You've been sniffing chain lube again Bunky. What the bleep is Yokozuna?


----------



## Cinelli 82220 (Dec 2, 2010)

2012 Yokozuna Reaction Complete Cable and Housing Kit - Competitive Cyclist


----------



## stitcher (Jun 11, 2012)

Thank you! I will give them a call!


----------



## aureliajulia (May 25, 2009)

That's a beautiful bike/great picture!

I'll look into other options for housing. 

Haven't had the Conti's for long, but wish I'd used them before. The handling is so much better with these tires! 

Planning to try a Selle Italia Turbomatic saddle. It's a little domed, so doesn't have as much sitting area as a typical 153 mm saddle, though. May be too narrow. My current saddle is a 155 Toupe (Specialized). I like it, but it's not great in the drops, and this bike will be much more aggressive. The position should allow me to use a saddle about 8 mm more narrow than before. Huge advantage. I'm lucky I can try some of the more narrow (better constructed) saddles. A lot of women need much wider. And that necessitates a change in saddle-shape to maintain the integrity of the saddle. Unfortunately, not as comfortable as more 'friction-free' versions with narrow noses and transitions areas.

I like the flat top part of the bars, and the curve leading into the brake-hoods. But I didn't like the drop portions. Too curved to be comfortable for me. If I could find bars that are just like these on top, but different drops, that would be perfect. 

Campy would be cool, but was trying to save $$$. Dream bike is custom steel with Campy components. Maybe Chorus? Not yet, though. 
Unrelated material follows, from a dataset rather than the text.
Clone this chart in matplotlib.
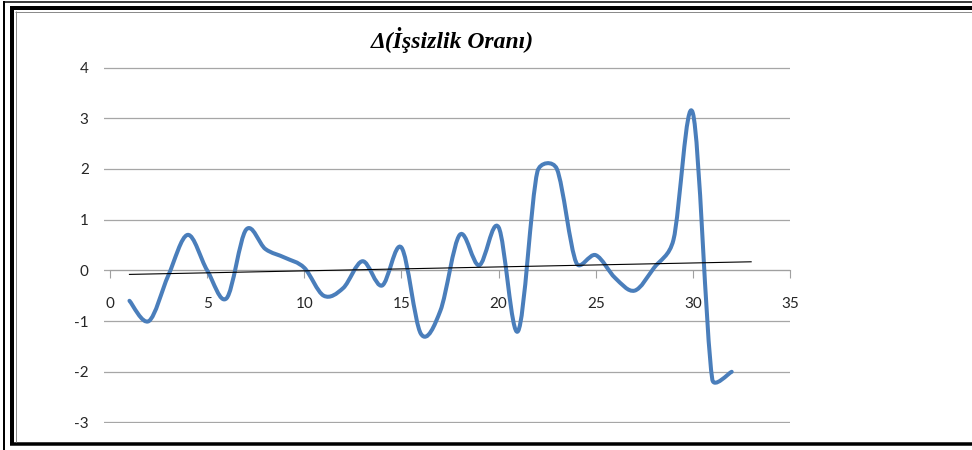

The Pinas are having a T de F special, up to 25% off. Just found out yesterday. Anyone looking, make sure you ask your local dealer about that. (I would never have looked at Pinas just based on the sale).

Pinarello Special.

As far as I'm concerned, this means they are all on sale for the rest of the year to make way for the '13's. But then, I ask for a discount in just about every retail store.


----------



## Cinelli 82220 (Dec 2, 2010)

If you like the Toupe you should try a Romin, it's better for riding in the drops, and comes in different widths. Most Spec dealers have test saddles you can try out. I found the 143 Romin fit like a 155 Toupe.


----------



## Bill Bikie (Jul 24, 2010)

Cinelli 82220 said:


> 2012 Yokozuna Reaction Complete Cable and Housing Kit - Competitive Cyclist


I'm using Campy cables and housing with Jagwire adjusters.


----------



## hmagallon (Jan 5, 2009)

*2012 Quattro*

Hi aureliajulia

I was fortunate too test drive the FP Due, Quattro and Paris at a local northern California bike shop. I was immediately drawn by the ride quality and comfort of the Quattro and Paris compared to the Due. Road imparities were absorbed really well. I could really not feel any other major differences between these two despite the Paris being equipped with the better Fulcrum racing 1 wheels versus racing 5's on the quattro. I ended up purchasing the less expensive quattro since my intentions were to strip the bike complete, use the stock Sram components on an extra frame and rebuild the quattro with full Campy. I am very happy with my new re-built quattro. The bike is fast, climbs very well and handles great on rough roads.


----------



## aureliajulia (May 25, 2009)

hmagallon said:


> Hi aureliajulia
> 
> I was fortunate too test drive the FP Due, Quattro and Paris at a local northern California bike shop. I was immediately drawn by the ride quality and comfort of the Quattro and Paris compared to the Due. Road imparities were absorbed really well. I could really not feel any other major differences between these two despite the Paris being equipped with the better Fulcrum racing 1 wheels versus racing 5's on the quattro. I ended up purchasing the less expensive quattro since my intentions were to strip the bike complete, use the stock Sram components on an extra frame and rebuild the quattro with full Campy. I am very happy with my new re-built quattro. The bike is fast, climbs very well and handles great on rough roads.


Thanks Hmagallon! Good to know. (Georgous bike, aren't they all?  )


----------



## BacDoc (Aug 1, 2011)

Cinelli 82220 said:


> 2012 Yokozuna Reaction Complete Cable and Housing Kit - Competitive Cyclist


Wow! Review sounds awesome, the only thing that raised suspicion is the analogy to ceramic bearings

Have you used these cables? I have used the campy kit and been happy but always looking for some new cool stuff:thumbsup:


----------



## Cinelli 82220 (Dec 2, 2010)

LOL Competitive Cyclist have terrible writers!

I haven't used them on my road bike. I've used them on my mountain bikes and they work very well, noticably better than Shimano or Gore-tex. 
They don't compress very much, so some of the slack is taken out of braking/shifting. But that makes them a PITA to install on road bike handlebars, because they are very stiff.
I may try Nokon or Alligator Links when I toss my DA7900 and put DA9000 on. Both those systems have less compression than regular cable housing and are easier to route around sharp bends.


----------